(Your objective): Retype each record below word for word. Leave the pictures out.

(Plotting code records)
▽
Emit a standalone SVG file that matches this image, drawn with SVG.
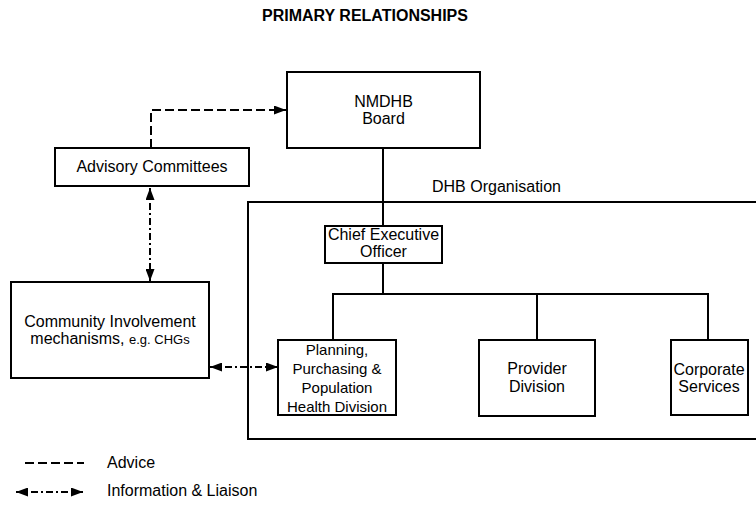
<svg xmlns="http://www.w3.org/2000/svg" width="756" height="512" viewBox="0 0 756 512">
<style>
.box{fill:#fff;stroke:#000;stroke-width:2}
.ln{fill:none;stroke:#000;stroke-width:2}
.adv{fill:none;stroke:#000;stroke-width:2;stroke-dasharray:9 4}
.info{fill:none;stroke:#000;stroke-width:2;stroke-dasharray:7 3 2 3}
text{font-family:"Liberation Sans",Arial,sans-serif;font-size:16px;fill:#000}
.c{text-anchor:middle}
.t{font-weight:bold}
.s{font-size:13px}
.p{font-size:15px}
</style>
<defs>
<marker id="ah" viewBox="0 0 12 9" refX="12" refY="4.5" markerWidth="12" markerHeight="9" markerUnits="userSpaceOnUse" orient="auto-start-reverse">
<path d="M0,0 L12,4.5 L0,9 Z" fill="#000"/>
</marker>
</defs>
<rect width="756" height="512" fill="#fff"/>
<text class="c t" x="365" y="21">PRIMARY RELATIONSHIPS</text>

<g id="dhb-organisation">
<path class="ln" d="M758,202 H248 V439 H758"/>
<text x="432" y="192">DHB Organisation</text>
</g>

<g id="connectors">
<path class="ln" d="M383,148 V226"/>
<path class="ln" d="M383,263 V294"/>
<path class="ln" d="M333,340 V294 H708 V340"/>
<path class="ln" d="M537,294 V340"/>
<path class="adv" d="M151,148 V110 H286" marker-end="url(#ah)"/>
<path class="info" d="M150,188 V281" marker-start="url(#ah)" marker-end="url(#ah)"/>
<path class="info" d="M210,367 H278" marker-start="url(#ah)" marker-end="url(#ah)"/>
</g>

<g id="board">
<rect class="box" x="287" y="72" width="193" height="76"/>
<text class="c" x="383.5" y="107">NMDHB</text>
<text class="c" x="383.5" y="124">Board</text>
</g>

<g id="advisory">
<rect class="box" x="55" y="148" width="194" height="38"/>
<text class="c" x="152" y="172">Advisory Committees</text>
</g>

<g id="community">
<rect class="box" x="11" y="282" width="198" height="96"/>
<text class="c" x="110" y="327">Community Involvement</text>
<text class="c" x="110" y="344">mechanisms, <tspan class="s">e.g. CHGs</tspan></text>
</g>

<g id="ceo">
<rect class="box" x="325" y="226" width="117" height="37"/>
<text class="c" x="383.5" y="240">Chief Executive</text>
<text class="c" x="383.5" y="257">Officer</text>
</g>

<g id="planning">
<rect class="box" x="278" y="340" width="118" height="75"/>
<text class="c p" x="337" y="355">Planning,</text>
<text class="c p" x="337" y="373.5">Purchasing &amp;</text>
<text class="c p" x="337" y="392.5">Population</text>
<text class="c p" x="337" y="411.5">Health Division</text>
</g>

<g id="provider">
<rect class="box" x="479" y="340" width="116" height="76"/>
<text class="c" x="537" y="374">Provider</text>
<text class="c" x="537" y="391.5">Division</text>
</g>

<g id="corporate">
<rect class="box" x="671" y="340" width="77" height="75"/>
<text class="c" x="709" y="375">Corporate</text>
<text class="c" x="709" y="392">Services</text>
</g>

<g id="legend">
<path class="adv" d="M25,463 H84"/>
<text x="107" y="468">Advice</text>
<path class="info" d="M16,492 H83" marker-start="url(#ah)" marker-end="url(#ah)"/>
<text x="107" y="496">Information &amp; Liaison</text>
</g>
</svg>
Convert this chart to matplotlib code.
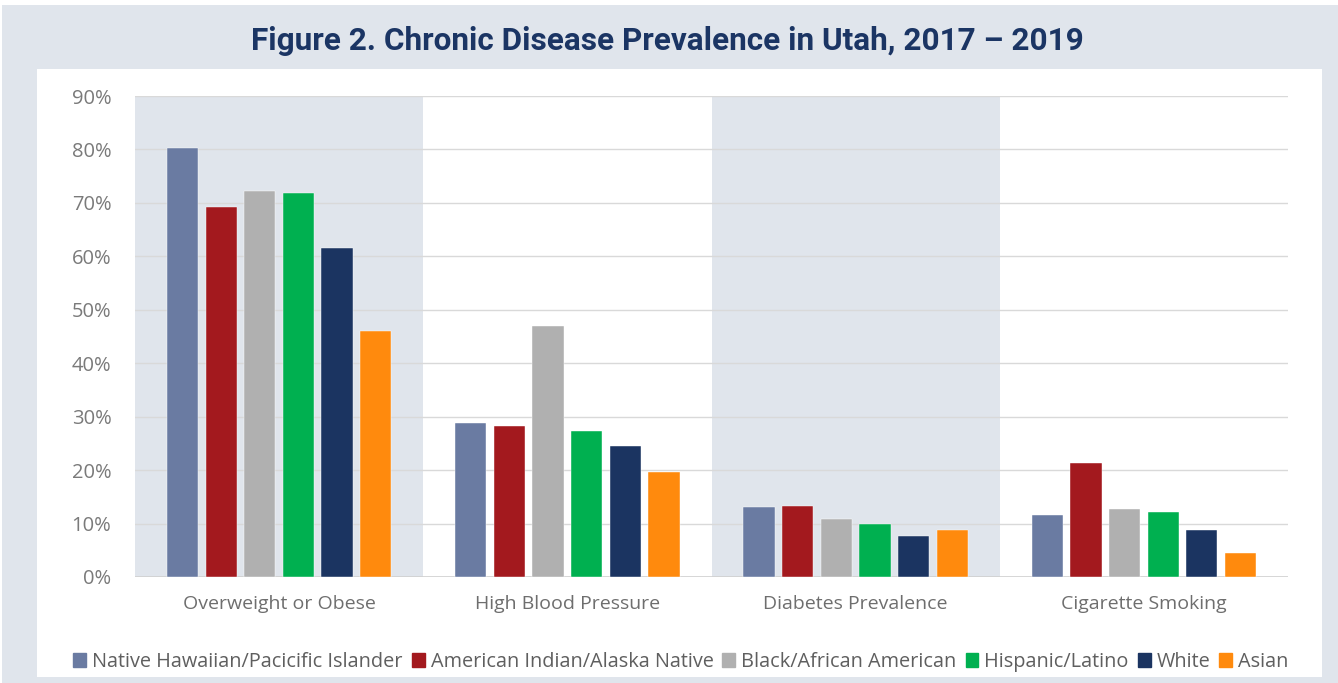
△
(Written reply):
Emit a standalone SVG file that matches this image, drawn with SVG.
<svg xmlns="http://www.w3.org/2000/svg" width="756" height="512" viewBox="0 0 756 512">
<style>
.box{fill:#fff;stroke:#000;stroke-width:2}
.ln{fill:none;stroke:#000;stroke-width:2}
.adv{fill:none;stroke:#000;stroke-width:2;stroke-dasharray:9 4}
.info{fill:none;stroke:#000;stroke-width:2;stroke-dasharray:7 3 2 3}
text{font-family:"Liberation Sans",Arial,sans-serif;font-size:16px;fill:#000}
.c{text-anchor:middle}
.t{font-weight:bold}
.s{font-size:13px}
.p{font-size:15px}
</style>
<defs>
<marker id="ah" viewBox="0 0 12 9" refX="12" refY="4.5" markerWidth="12" markerHeight="9" markerUnits="userSpaceOnUse" orient="auto-start-reverse">
<path d="M0,0 L12,4.5 L0,9 Z" fill="#000"/>
</marker>
</defs>
<rect width="756" height="512" fill="#fff"/>
<text class="c t" x="365" y="21">PRIMARY RELATIONSHIPS</text>

<g id="dhb-organisation">
<path class="ln" d="M758,202 H248 V439 H758"/>
<text x="432" y="192">DHB Organisation</text>
</g>

<g id="connectors">
<path class="ln" d="M383,148 V226"/>
<path class="ln" d="M383,263 V294"/>
<path class="ln" d="M333,340 V294 H708 V340"/>
<path class="ln" d="M537,294 V340"/>
<path class="adv" d="M151,148 V110 H286" marker-end="url(#ah)"/>
<path class="info" d="M150,188 V281" marker-start="url(#ah)" marker-end="url(#ah)"/>
<path class="info" d="M210,367 H278" marker-start="url(#ah)" marker-end="url(#ah)"/>
</g>

<g id="board">
<rect class="box" x="287" y="72" width="193" height="76"/>
<text class="c" x="383.5" y="107">NMDHB</text>
<text class="c" x="383.5" y="124">Board</text>
</g>

<g id="advisory">
<rect class="box" x="55" y="148" width="194" height="38"/>
<text class="c" x="152" y="172">Advisory Committees</text>
</g>

<g id="community">
<rect class="box" x="11" y="282" width="198" height="96"/>
<text class="c" x="110" y="327">Community Involvement</text>
<text class="c" x="110" y="344">mechanisms, <tspan class="s">e.g. CHGs</tspan></text>
</g>

<g id="ceo">
<rect class="box" x="325" y="226" width="117" height="37"/>
<text class="c" x="383.5" y="240">Chief Executive</text>
<text class="c" x="383.5" y="257">Officer</text>
</g>

<g id="planning">
<rect class="box" x="278" y="340" width="118" height="75"/>
<text class="c p" x="337" y="355">Planning,</text>
<text class="c p" x="337" y="373.5">Purchasing &amp;</text>
<text class="c p" x="337" y="392.5">Population</text>
<text class="c p" x="337" y="411.5">Health Division</text>
</g>

<g id="provider">
<rect class="box" x="479" y="340" width="116" height="76"/>
<text class="c" x="537" y="374">Provider</text>
<text class="c" x="537" y="391.5">Division</text>
</g>

<g id="corporate">
<rect class="box" x="671" y="340" width="77" height="75"/>
<text class="c" x="709" y="375">Corporate</text>
<text class="c" x="709" y="392">Services</text>
</g>

<g id="legend">
<path class="adv" d="M25,463 H84"/>
<text x="107" y="468">Advice</text>
<path class="info" d="M16,492 H83" marker-start="url(#ah)" marker-end="url(#ah)"/>
<text x="107" y="496">Information &amp; Liaison</text>
</g>
</svg>
Convert this chart to matplotlib code.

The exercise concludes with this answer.